The World Is My Burrito

If you have not already heard--and please don't feel sorry for me--I lost my job about a month ago. There are lots of other opportunities out there that are much better suited to me. I think I hate telling people that I lost my job more so than I hated losing my job, because, honestly, I really don't really feel like I "lost" anything at all. I felt like such an outsider everyday that I spent there--I can't remember one time when I felt passionate about the work that I did, and when I watched others get into heated arguments (it happened frequently) about our material, I inevitably found myself standing there, head cocked curiously to the side, wondering "why do you care so much?"

However, I wish people would stop asking me what "field" I'm in, what "type" of work I do. I've only been out of school for a year, and I don't want to continue doing the type of work that I've been doing. Wouldn't it be awful if you had only one shot?

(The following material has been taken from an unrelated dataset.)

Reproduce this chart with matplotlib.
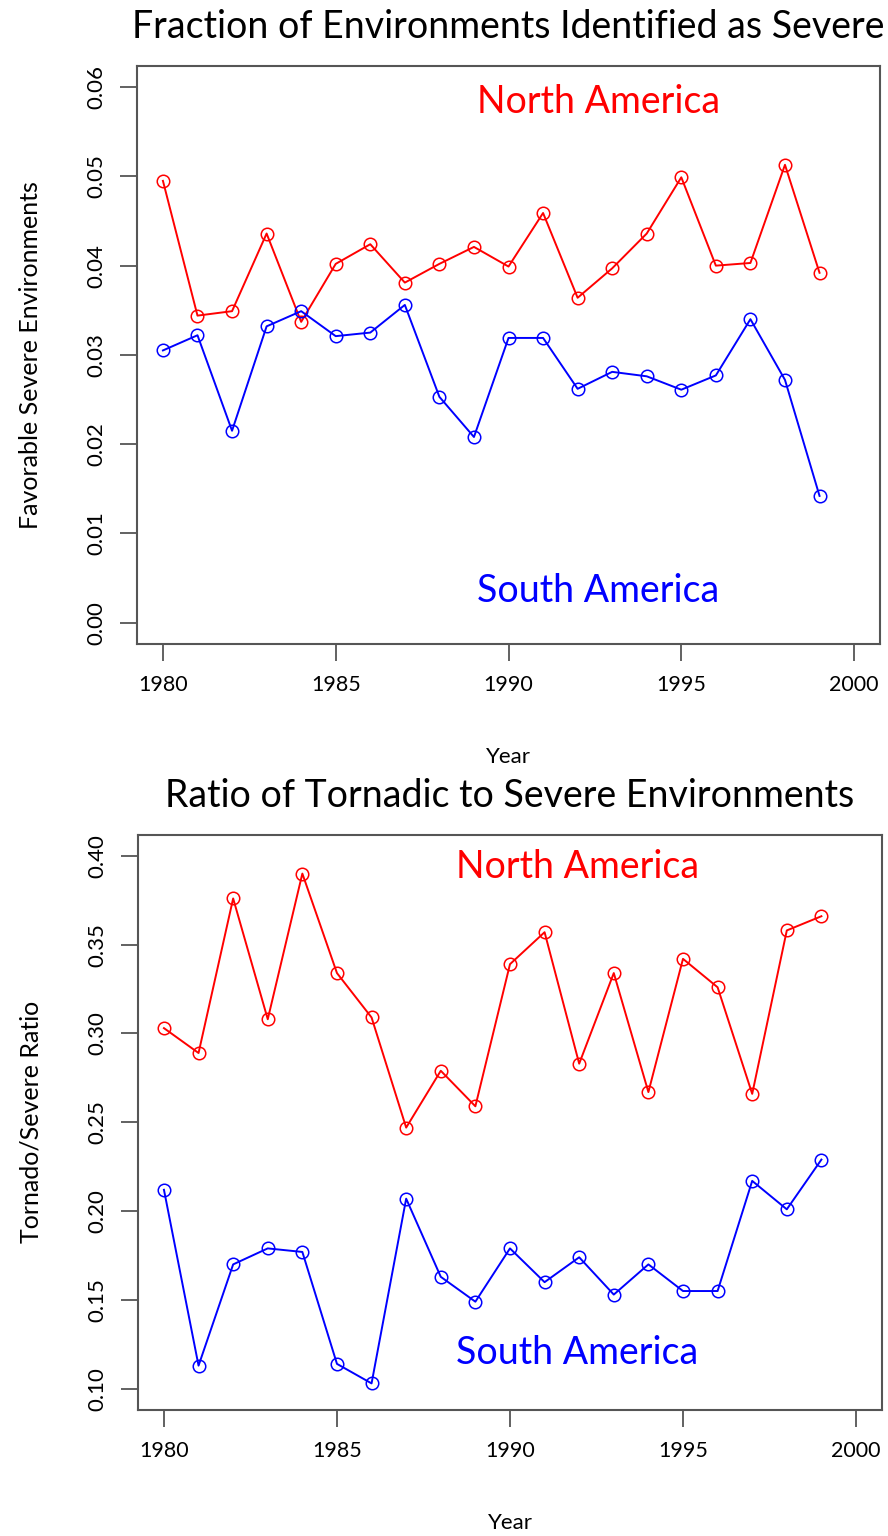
import numpy as np
import matplotlib
matplotlib.use("Agg")
import matplotlib.pyplot as plt

plt.rcParams["font.family"] = ["Lato", "DejaVu Sans"]

# --------------------------------------------------
# Data
# --------------------------------------------------
years = list(range(1980, 2000))

severe_na = [0.0495, 0.0344, 0.0349, 0.0436, 0.0337, 0.0402, 0.0424, 0.0381, 0.0402, 0.0421,
             0.0399, 0.0459, 0.0364, 0.0397, 0.0436, 0.0499, 0.0400, 0.0403, 0.0513, 0.0392]
severe_sa = [0.0305, 0.0322, 0.0215, 0.0332, 0.0349, 0.0321, 0.0325, 0.0356, 0.0253, 0.0208,
             0.0319, 0.0319, 0.0262, 0.0281, 0.0276, 0.0261, 0.0277, 0.0340, 0.0272, 0.0142]

ratio_na = [0.303, 0.289, 0.376, 0.308, 0.390, 0.334, 0.309, 0.247, 0.279, 0.259,
            0.339, 0.357, 0.283, 0.334, 0.267, 0.342, 0.326, 0.266, 0.358, 0.366]
ratio_sa = [0.212, 0.113, 0.170, 0.179, 0.177, 0.114, 0.103, 0.207, 0.163, 0.149,
            0.179, 0.160, 0.174, 0.153, 0.170, 0.155, 0.155, 0.217, 0.201, 0.229]

x_ticks = [1980, 1985, 1990, 1995, 2000]
top_yticks = [0.00, 0.01, 0.02, 0.03, 0.04, 0.05, 0.06]
bot_yticks = [0.10, 0.15, 0.20, 0.25, 0.30, 0.35, 0.40]

box_col = "#555555"


def style_axes(ax, yticks, ylim, fmt):
    ax.set_xlim(1979.25, 2000.75)
    ax.set_ylim(*ylim)
    ax.set_xticks(x_ticks)
    ax.set_xticklabels([str(t) for t in x_ticks], fontsize=15.5)
    ax.set_yticks(yticks)
    ax.set_yticklabels([fmt % t for t in yticks], fontsize=16, rotation=90, va="center")
    ax.tick_params(direction="out", length=12, width=1.3, color=box_col, pad=10)
    for s in ax.spines.values():
        s.set_color(box_col)
        s.set_linewidth(1.5)


fig = plt.figure(figsize=(8.88, 15.36), dpi=100)

# --------------------------------------------------
# Top panel: fraction severe
# --------------------------------------------------
ax1 = fig.add_axes([0.1543, 0.5807, 0.8367, 0.3765])
ax1.plot(years, severe_na, "-o", color="red", lw=1.4, ms=9, mfc="none", mew=1.1)
ax1.plot(years, severe_sa, "-o", color="blue", lw=1.4, ms=9, mfc="none", mew=1.1)
style_axes(ax1, top_yticks, (-0.0024, 0.0624), "%.2f")
ax1.set_title("Fraction of Environments Identified as Severe", fontsize=27, pad=20)
ax1.set_xlabel("Year", fontsize=16, labelpad=38)
ax1.set_ylabel("Favorable Severe Environments", fontsize=18, labelpad=32)
ax1.text(1992.6, 0.0583, "North America", color="red", fontsize=27, ha="center", va="center")
ax1.text(1992.6, 0.0035, "South America", color="blue", fontsize=27, ha="center", va="center")

# --------------------------------------------------
# Bottom panel: tornadic / severe ratio
# --------------------------------------------------
ax2 = fig.add_axes([0.1554, 0.0820, 0.8378, 0.3747])
ax2.plot(years, ratio_na, "-o", color="red", lw=1.4, ms=9, mfc="none", mew=1.1)
ax2.plot(years, ratio_sa, "-o", color="blue", lw=1.4, ms=9, mfc="none", mew=1.1)
style_axes(ax2, bot_yticks, (0.088, 0.412), "%.2f")
ax2.set_title("Ratio of Tornadic to Severe Environments", fontsize=27, pad=20)
ax2.set_xlabel("Year", fontsize=16, labelpad=38)
ax2.set_ylabel("Tornado/Severe Ratio", fontsize=18, labelpad=32)
ax2.text(1991.95, 0.3938, "North America", color="red", fontsize=27, ha="center", va="center")
ax2.text(1991.95, 0.1202, "South America", color="blue", fontsize=27, ha="center", va="center")

fig.savefig("out.png", dpi=100)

I may not have solid career goals, but I know what I like. And what I don't like. And my qualities, as they may or may not relate to the workplace. I enjoy people. I enjoy asking questions, but I don't like to be questioned myself--at least not overtly, in a confrontational manner, and, believe me, this is where people generally fail. Asking questions is an art, and subtlety must be practiced. When conversing, my mind is always one step ahead. Instead of asking subtle questions, I subtly steer the conversation in the direction I want it to go. In the right situation, I love talking about myself. And I'm good at talking. When necessary, I can be delightfully entertaining, and I never allow an awkward silence to last for more than a few beats.

I hate the 9-5 lifestyle, I hate getting up for work, I hate the commute. I hate sitting behind the same desk everyday, going to the same meeting everyday. Living like that sucked the creativity out of me, kind of like this Diet Coke I'm drinking is sucking the calcium out of my bones. I felt like the walking dead. I used to lay awake at night thinking of new projects, and I tackled most of them full on. Sure, some fell by the wayside, or just never got started, but at least I cared enough about them to regret it. Now, I just come home and stare at the TV for five hours before falling asleep and most nights I wish I could just stay asleep forever. I don't mean that in some emo, suicidal way...it's just that I care so little about anything I've done in the past year that I might as well have been sleeping.

I think the best ideas are born through conversation, preferably around good music, good food and drinks. I love writing. I love reading too, but, I probably love writing more. And I'm good at it. I love cooking. I love learning about food. I love baking. I love the science behind it. In fact, if they had taught that in chemistry, I probably would have retained some of that information.

Most of all, I love traveling.

I don't want to just read about things--I want to see them for myself. Even about the most exciting events, I don't read news reports about them, or biographies of the key players. I read autobiographies of people who were there. Because if I can't be there myself, the next best thing is to hear about it from someone who was. It's obvious to me now that I was born to be a writer--a journalist. I'm just trying to figure out how to do that. Please bear with me.